Сибирский текст в национальном сюжетном пространстве - стр. 46
По утверждению Н.Е. Меднис, «необходимым условием возникновения сверхтекста становится обретение им языковой общности, которая, складываясь в зоне встречи конкретного текста с внетекстовыми реалиями, закрепляется и воспроизводится в различных субтекстах как единицах целого; иначе говоря, необходима общность художественного кода»162. Конец 80-х – начало 90-х гг. позволяет с уверенностью утверждать, что сибирский культурный код сформирован.
В постижении феномена Сибири в означенную эпоху намечается характерная тенденция: на смену географическому мышлению приходит нравственно-метафизическое региональное сознание, вместо понятия «тема» формируется категория «образ». С одной стороны, это максимально дистанцированное и опосредованное представление реальности, так как оно выявляет “рельеф” культуры, будучи одновременно культурой в ее высших проявлениях. С другой же стороны, образ – часть реальности; он может меняться вместе с ней163. Таким образом, изначально жёстко заданные прагматическо-позитивистские конструкты в эпоху 60-70-х гг. ослабляются и позволяют посмотреть на данный регион в целом по-иному, чем прежде.
Как мы показали, сам феномен сибирского края в последней трети XIX в. уже не столько выражался в овеществленных сущностях, сколько порождал ориентацию на художественное сознание, которое, в свою очередь, конституирует вещь и воспроизводит ее образ в слове. Такой подход включает выделение конститутивных элементов явлений и исследование их отношений и связей со смежными явлениями. Таким образом, именно феноменологическое осмысление пространства, предложенное в дальнейшем немецкими и французскими философами, продуцирует новое истолкование феномена места.

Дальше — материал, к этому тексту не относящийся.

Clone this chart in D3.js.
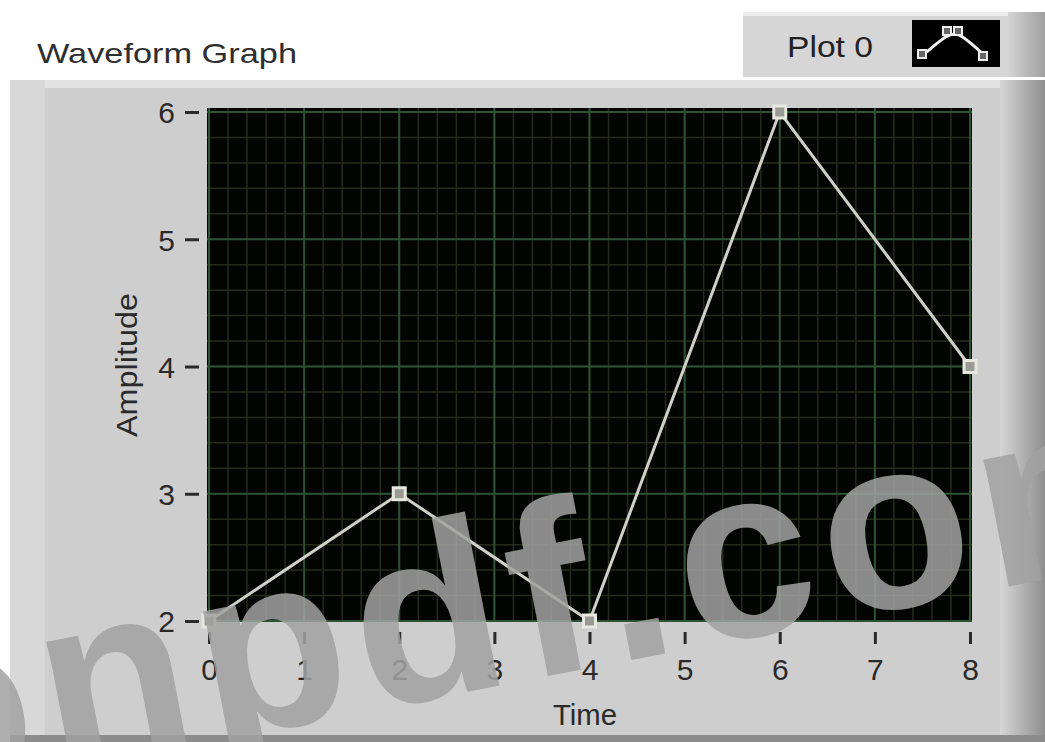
<!DOCTYPE html>
<html>
<head>
<meta charset="utf-8">
<script src="https://cdn.jsdelivr.net/npm/d3@7"></script>
<style>
  body { margin: 0; background: #fff; }
  svg { display: block; font-family: "Liberation Sans", Arial, sans-serif; }
</style>
</head>
<body>
<script>
// waveform values
var times = [0, 2, 4, 6, 8]
var amplitudes = [2, 3, 2, 6, 4]
var xTicks = [0, 1, 2, 3, 4, 5, 6, 7, 8]
var yTicks = [2, 3, 4, 5, 6]

let W = 1045, H = 742
let svg = d3.select('body').append('svg').attr('width', W).attr('height', H)

let defs = svg.append('defs')
let grad = defs.append('linearGradient').attr('id', 'rightEdge')
grad.append('stop').attr('offset', '0%').attr('stop-color', '#d6d6d6')
grad.append('stop').attr('offset', '100%').attr('stop-color', '#8e8e8e')
let grad2 = defs.append('linearGradient').attr('id', 'legEdge')
grad2.append('stop').attr('offset', '0%').attr('stop-color', '#d4d4d4')
grad2.append('stop').attr('offset', '100%').attr('stop-color', '#a0a0a0')

// panel
svg.append('rect').attr('x', 0).attr('y', 0).attr('width', W).attr('height', H).attr('fill', '#fff')
svg.append('rect').attr('x', 10).attr('y', 80).attr('width', 1035).attr('height', 660).attr('fill', '#cecece')
svg.append('rect').attr('x', 10).attr('y', 80).attr('width', 1035).attr('height', 8).attr('fill', '#e2e2e2')
svg.append('rect').attr('x', 10).attr('y', 80).attr('width', 35).attr('height', 660).attr('fill', '#d8d8d8')
svg.append('rect').attr('x', 1000).attr('y', 80).attr('width', 45).attr('height', 660).attr('fill', 'url(#rightEdge)')
svg.append('rect').attr('x', 10).attr('y', 735).attr('width', 1035).attr('height', 7).attr('fill', '#8c8c8c')

// title
svg.append('text').attr('x', 37).attr('y', 63).attr('font-size', 28).attr('fill', '#2e2e2e')
  .attr('textLength', 260).attr('lengthAdjust', 'spacingAndGlyphs').text('Waveform Graph')

// legend
let leg = svg.append('g')
leg.append('rect').attr('x', 743).attr('y', 12).attr('width', 302).attr('height', 65).attr('fill', '#d6d6d6')
leg.append('rect').attr('x', 743).attr('y', 12).attr('width', 302).attr('height', 4).attr('fill', '#ececec')
leg.append('rect').attr('x', 1008).attr('y', 12).attr('width', 37).attr('height', 65).attr('fill', 'url(#legEdge)')
leg.append('text').attr('x', 787).attr('y', 57).attr('font-size', 29).attr('fill', '#222')
  .attr('textLength', 86).attr('lengthAdjust', 'spacingAndGlyphs').text('Plot 0')
leg.append('rect').attr('x', 912).attr('y', 20).attr('width', 88).attr('height', 47).attr('fill', '#000')
let iconPts = [[923, 55], [935, 45], [946, 36], [955, 33], [962, 36], [973, 45], [984, 55]]
leg.append('path').attr('d', d3.line().curve(d3.curveBasis)(iconPts)).attr('fill', 'none').attr('stroke', '#eee').attr('stroke-width', 3)
;[[922, 54], [947, 31], [958, 31], [983, 56]].forEach(p => {
  leg.append('rect').attr('x', p[0] - 4).attr('y', p[1] - 4).attr('width', 8).attr('height', 8)
    .attr('fill', '#666').attr('stroke', '#eee').attr('stroke-width', 2)
})

// plot area
let pLeft = 207, pRight = 972, pTop = 108, pBottom = 622
let xScale = d3.scaleLinear().domain([0, 8]).range([pLeft + 2, pRight - 2])
let yScale = d3.scaleLinear().domain([2, 6]).range([pBottom - 1, pTop + 4])

svg.append('rect').attr('x', pLeft).attr('y', pTop).attr('width', pRight - pLeft).attr('height', pBottom - pTop).attr('fill', '#020402')

let plot = svg.append('g')
// minor grid
let minorX = d3.range(0, 8.001, 0.2)
let minorY = d3.range(2, 6.001, 0.2)
plot.selectAll('.mx').data(minorX).enter().append('line')
  .attr('x1', d => xScale(d)).attr('x2', d => xScale(d)).attr('y1', pTop).attr('y2', pBottom)
  .attr('stroke', '#262a1c').attr('stroke-width', 1.5)
plot.selectAll('.my').data(minorY).enter().append('line')
  .attr('y1', d => yScale(d)).attr('y2', d => yScale(d)).attr('x1', pLeft).attr('x2', pRight)
  .attr('stroke', '#262a1c').attr('stroke-width', 1.5)
// major grid
plot.selectAll('.Mx').data(xTicks).enter().append('line')
  .attr('x1', d => xScale(d)).attr('x2', d => xScale(d)).attr('y1', pTop).attr('y2', pBottom)
  .attr('stroke', '#2c5234').attr('stroke-width', 2)
plot.selectAll('.My').data(yTicks).enter().append('line')
  .attr('y1', d => yScale(d)).attr('y2', d => yScale(d)).attr('x1', pLeft).attr('x2', pRight)
  .attr('stroke', '#2c5234').attr('stroke-width', 2)

// axes
let xAxis = d3.axisBottom(xScale).tickValues(xTicks).tickSize(0).tickPadding(0).tickFormat(d3.format('d'))
let xg = svg.append('g').attr('transform', 'translate(0,' + pBottom + ')').call(xAxis)
xg.select('.domain').remove()
xg.selectAll('text').attr('font-size', 30).attr('fill', '#2a2a2a').attr('dy', 0).attr('y', 58)
xg.selectAll('.tick').append('line').attr('y1', 10).attr('y2', 22).attr('stroke', '#2a2a2a').attr('stroke-width', 3)

let yAxis = d3.axisLeft(yScale).tickValues(yTicks).tickSize(0).tickPadding(0).tickFormat(d3.format('d'))
let yg = svg.append('g').attr('transform', 'translate(' + pLeft + ',0)').call(yAxis)
yg.select('.domain').remove()
yg.selectAll('text').attr('font-size', 30).attr('fill', '#2a2a2a').attr('x', -32).attr('dy', '0.36em')
yg.selectAll('.tick').append('line').attr('x1', -22).attr('x2', -8).attr('stroke', '#2a2a2a').attr('stroke-width', 3)

svg.append('text').attr('x', 585).attr('y', 725).attr('text-anchor', 'middle').attr('font-size', 29).attr('fill', '#2a2a2a')
  .attr('textLength', 64).attr('lengthAdjust', 'spacingAndGlyphs').text('Time')
svg.append('text').attr('transform', 'translate(137,365) rotate(-90)').attr('text-anchor', 'middle')
  .attr('font-size', 29).attr('fill', '#2a2a2a').attr('textLength', 144).attr('lengthAdjust', 'spacingAndGlyphs').text('Amplitude')

// waveform
let data = times.map((t, i) => ({ t: t, a: amplitudes[i] }))
let line = d3.line().x(d => xScale(d.t)).y(d => yScale(d.a))
svg.append('path').datum(data).attr('d', line).attr('fill', 'none').attr('stroke', '#d0d0c8').attr('stroke-width', 3)
svg.selectAll('.pt').data(data).enter().append('rect')
  .attr('x', d => xScale(d.t) - 6).attr('y', d => yScale(d.a) - 6).attr('width', 12).attr('height', 12)
  .attr('fill', '#9a9a94').attr('stroke', '#e8e8e0').attr('stroke-width', 3)

// watermark
let wm = svg.append('g').attr('transform', 'translate(55,772) rotate(-11)')
  .attr('font-size', 245).attr('font-weight', 'bold').attr('fill', '#a2a2a2').attr('opacity', 0.85)
  .attr('font-family', '"Liberation Sans", Arial, sans-serif')
wm.append('text').attr('letter-spacing', 10).text('npdf.com')
wm.append('text').attr('x', -10).attr('text-anchor', 'end').text('o')
</script>
</body>
</html>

Действительно, как мы уже подчеркнули, вся русская литература и культура последней трети XIX в. находится в поисках той духовной реальности, которая неизбежно выводит ее на другие, побочные пути, далекие от центральных культурных магистралей. И путь человека культуры уже не определяется движением с Востока на Запад, а принципиально поворачивается в сторону российской восточной периферии. Русский концепт Сибири, сложившийся к этому времени в национальном сознании, был связан с семантикой неустойчивости ее границ и представлением о необъятности ее просторов. И насколько определен для человека путь к центру, настолько путь в Сибирь не имеет конечной точки: он бесконечен и прерывен, неопределен и туманен. Отсюда рождается очевидность связи между Сибирью, понимаемой как место «неукоренения» и бесконечного ухода, и Сибирью как мифологическим местом смерти и воскрешения. В итоге среди того, что окружает человека, особое значение приобретает дорога, а само движение в пространстве представляет собой путь, который проходит человек, чтобы образовать «свое» пространство.